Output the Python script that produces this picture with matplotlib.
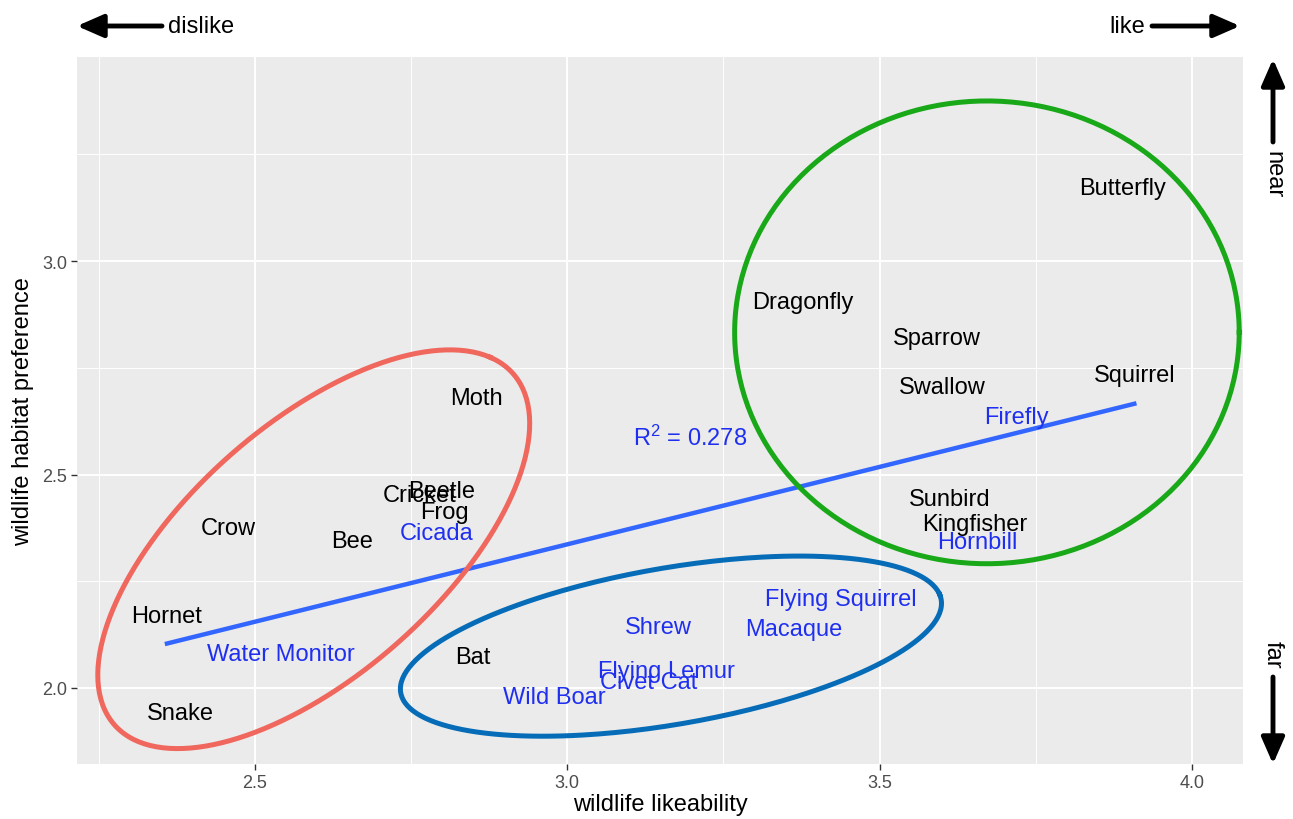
import numpy as np
import matplotlib.pyplot as plt

plt.rcParams['font.family'] = ['Liberation Sans', 'DejaVu Sans']

# wildlife survey: likeability vs habitat preference
near_names = ['Butterfly', 'Dragonfly', 'Sparrow', 'Swallow', 'Squirrel',
              'Firefly', 'Sunbird', 'Kingfisher', 'Hornbill']
near_x = [3.889, 3.377, 3.591, 3.601, 3.908, 3.719, 3.612, 3.652, 3.657]
near_y = [3.171, 2.904, 2.820, 2.705, 2.733, 2.635, 2.443, 2.384, 2.342]
near_blue = [False, False, False, False, False, True, False, False, True]

pest_names = ['Moth', 'Cricket', 'Beetle', 'Frog', 'Cicada', 'Crow', 'Bee',
              'Hornet', 'Water Monitor', 'Snake']
pest_x = [2.855, 2.764, 2.799, 2.804, 2.790, 2.457, 2.655, 2.359, 2.542, 2.380]
pest_y = [2.679, 2.452, 2.461, 2.412, 2.363, 2.375, 2.344, 2.169, 2.080, 1.941]
pest_blue = [False, False, False, False, True, False, False, False, True, False]

far_names = ['Bat', 'Shrew', 'Flying Squirrel', 'Macaque', 'Flying Lemur',
             'Civet Cat', 'Wild Boar']
far_x = [2.849, 3.146, 3.438, 3.362, 3.158, 3.130, 2.980]
far_y = [2.073, 2.143, 2.208, 2.138, 2.040, 2.014, 1.979]
far_blue = [False, True, True, True, True, True, True]

# group outlines: centre, semi-axes (data units), rotation in degrees
ell_x0 = [2.594, 3.166, 3.672]
ell_y0 = [2.325, 2.098, 2.833]
ell_a = [0.531, 0.447, 0.404]
ell_b = [0.236, 0.180, 0.542]
ell_angle = [57.9, 15.6, 0.0]
ell_colors = ['#F0675E', '#066CB8', '#18A818']

r2_text = '$\\mathregular{R^2}$ = 0.278'


def ellipse(x0, y0, a, b, angle, segments=300):
    t = np.linspace(0, 2 * np.pi, segments)
    th = np.deg2rad(angle)
    x = x0 + a * np.cos(t) * np.cos(th) - b * np.sin(t) * np.sin(th)
    y = y0 + a * np.cos(t) * np.sin(th) + b * np.sin(t) * np.cos(th)
    return x, y


fig = plt.figure(figsize=(12.93, 8.2), dpi=100)
ax = fig.add_axes([0.0596, 0.0671, 0.9017, 0.8622])
ax.set_facecolor('#EBEBEB')
for s in ax.spines.values():
    s.set_visible(False)

ax.set_xlim(2.215, 4.082)
ax.set_ylim(1.822, 3.478)
ax.set_xticks([2.5, 3.0, 3.5, 4.0])
ax.set_yticks([2.0, 2.5, 3.0])
ax.set_xticks([2.25, 2.75, 3.25, 3.75], minor=True)
ax.set_yticks([2.25, 2.75, 3.25], minor=True)
ax.set_xticklabels(['2.5', '3.0', '3.5', '4.0'])
ax.set_yticklabels(['2.0', '2.5', '3.0'])
ax.grid(which='major', color='white', lw=1.4)
ax.grid(which='minor', color='white', lw=0.7)
ax.set_axisbelow(True)
ax.tick_params(which='major', length=4, width=1, color='#333333',
               labelsize=13, labelcolor='#4D4D4D', pad=3)
ax.tick_params(which='minor', length=0)
ax.set_xlabel('wildlife likeability', fontsize=17, labelpad=2)
ax.set_ylabel('wildlife habitat preference', fontsize=17, labelpad=6)

# linear fit over all animals
all_x = np.array(near_x + pest_x + far_x)
all_y = np.array(near_y + pest_y + far_y)
slope, icpt = np.polyfit(all_x, all_y, 1)
fx = np.array([all_x.min(), all_x.max()])
ax.plot(fx, icpt + slope * fx, color='#3366FF', lw=3.2, zorder=2)

for x0, y0, a, b, ang, col in zip(ell_x0, ell_y0, ell_a, ell_b, ell_angle, ell_colors):
    ex, ey = ellipse(x0, y0, a, b, ang)
    ax.plot(ex, ey, color=col, lw=3.6, zorder=3)

for names, xs, ys, blue in [(near_names, near_x, near_y, near_blue),
                            (pest_names, pest_x, pest_y, pest_blue),
                            (far_names, far_x, far_y, far_blue)]:
    for nm, x, y, b in zip(names, xs, ys, blue):
        ax.text(x, y, nm, fontsize=17, ha='center', va='center',
                color='#1F2FF0' if b else 'black', zorder=4)

ax.text(3.197, 2.588, r2_text, fontsize=17, color='#1F2FF0',
        ha='center', va='center', zorder=4)

# direction arrows around the panel
W, H = 1293, 820
arrow = dict(arrowstyle='-|>,head_length=0.8,head_width=0.35', lw=3.5,
             color='black', shrinkA=0, shrinkB=0, mutation_scale=20)
fig.add_artist(plt.Annotation('', xy=(77 / W, 1 - 27 / H), xytext=(162 / W, 1 - 27 / H),
                              xycoords='figure fraction', arrowprops=arrow))
fig.text(168 / W, 1 - 27 / H, 'dislike', fontsize=17, ha='left', va='center')
fig.add_artist(plt.Annotation('', xy=(1240 / W, 1 - 27 / H), xytext=(1152 / W, 1 - 27 / H),
                              xycoords='figure fraction', arrowprops=arrow))
fig.text(1145 / W, 1 - 27 / H, 'like', fontsize=17, ha='right', va='center')
fig.add_artist(plt.Annotation('', xy=(1273 / W, 1 - 60 / H), xytext=(1273 / W, 1 - 143 / H),
                              xycoords='figure fraction', arrowprops=arrow))
fig.text(1273 / W, 1 - 175 / H, 'near', fontsize=17, ha='center', va='center', rotation=-90)
fig.add_artist(plt.Annotation('', xy=(1273 / W, 1 - 765 / H), xytext=(1273 / W, 1 - 678 / H),
                              xycoords='figure fraction', arrowprops=arrow))
fig.text(1273 / W, 1 - 655 / H, 'far', fontsize=17, ha='center', va='center', rotation=-90)

fig.savefig('out.png', dpi=100)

★ ★ ★ ★

The lines from the top of the data above through the one holding "plt.rcParams['font.family'] = ['Liberation" are to be repeated exactly, and only those, with no pictures.

Output the Python script that produces this picture with matplotlib.
import numpy as np
import matplotlib.pyplot as plt

plt.rcParams['font.family'] = ['Liberation Sans', 'DejaVu Sans']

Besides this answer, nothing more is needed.